Our relationship to money has become increasingly ambivalent in recent years: based on the division of labor, our globalized life is scarcely conceivable without money, and yet doubts are growing as to its ability to sustain a stable and meaningful social order. Its credibility is built on its involvement in cultic practices, its coverage by real valuable objects, or in securities backed by the state. Its practicability has helped it over the centuries to gain worldwide, hardly unquestioned, acceptance across all cultures. In the meantime though we can hardly imagine where money comes from, where it goes, what it consists of, and what guarantees that we can still buy something with it tomorrow. Even before the abolishment of the gold standard only a tiny portion of business was transacted with coins and banknotes. Today banks create our money literally from nothing; and unfathomable sums circulate around the globe with lightning speed as mere numbers in computers.

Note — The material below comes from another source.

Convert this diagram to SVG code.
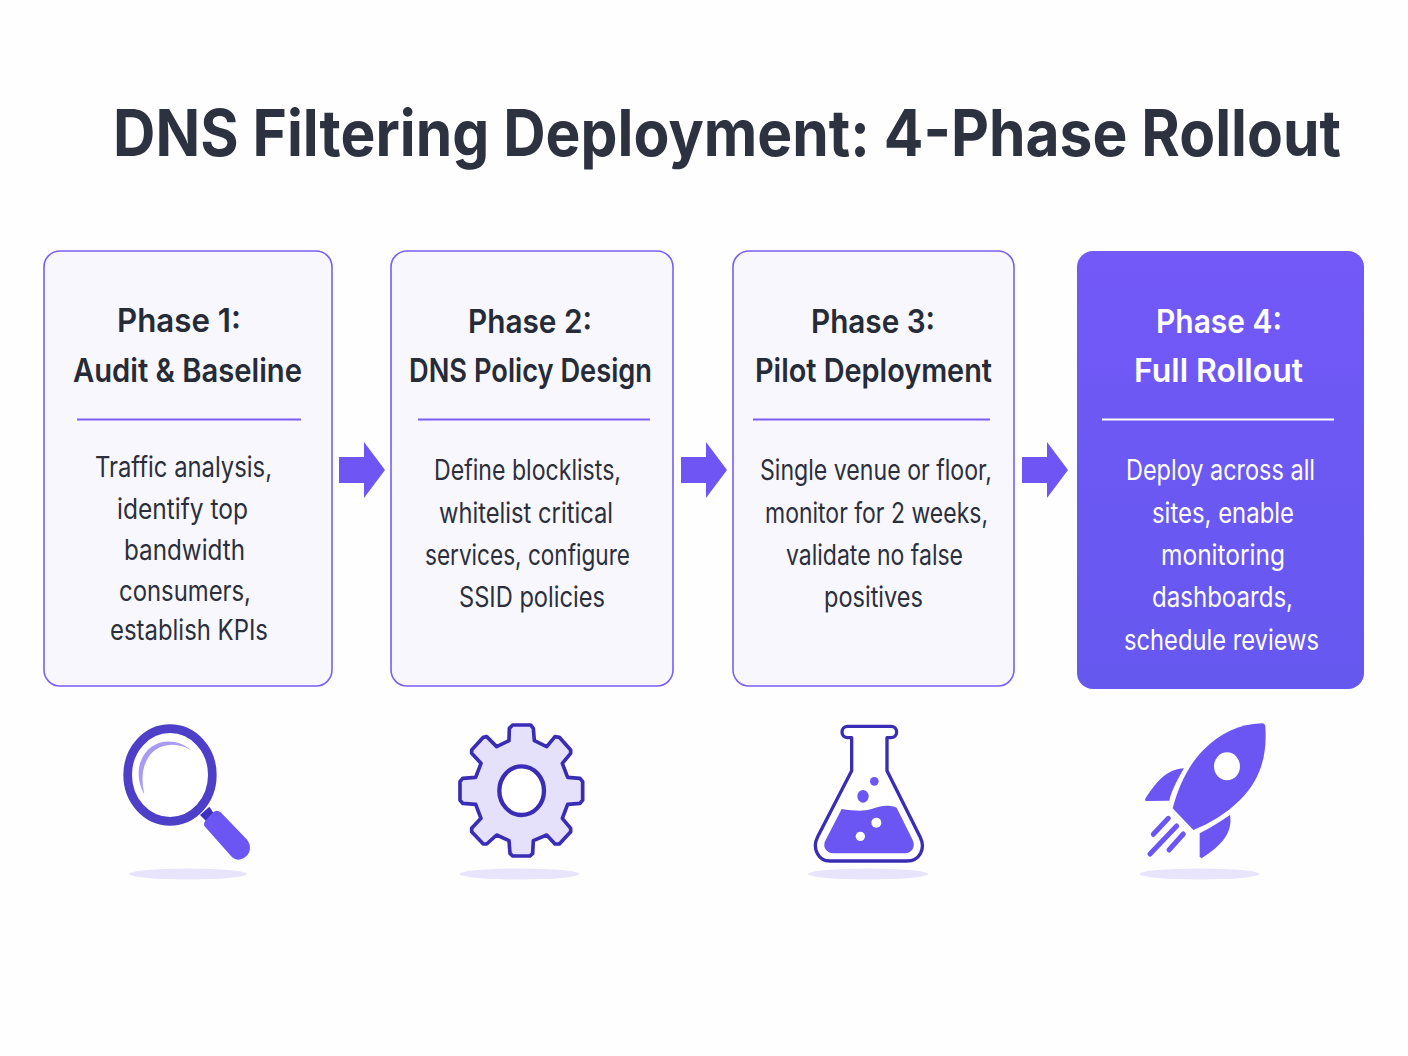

Little attention was paid to money for a long time; it was considered to be a neutral ‘commodity’ that efficiently simplified barter transactions. The crises of recent years have laid bare the internal dynamics of credit-based money however. The propulsive, accelerating impact of interest and interest on interest demands an exponential growth projected into all eternity, contrasting starkly to our world of finite resources. What has loomed threateningly over our heads for a few years seems like an ever-recurring attack by the future on the present: in order to press ahead with the endless proliferation of money, the engineers of complex financial products and futures are turning more and more insecurities of the future into purportedly acceptable risks in the present. Today money thus seems like an invisible, self-sufficient juggernaut that is increasingly degrading people from the subject of history to its object.
But the original function of money is to serve: money makes society possible, for it connects people, things, goods, and worlds, and separates them again in turn; without money, it is highly doubtful that they would ever come together and find common ground. In this BLACKMARKET we would like to discuss the relational aspect of the medium money. We want to take a closer look at how we handle money and what our understanding of it is, so as to be able to trace other principles in relation to work, value, and resources.
Can we again put a brake on money’s inherent dynamic? Are we now dependent on the very creatures we have made? Or is it, perhaps, still OUR MONEY after all?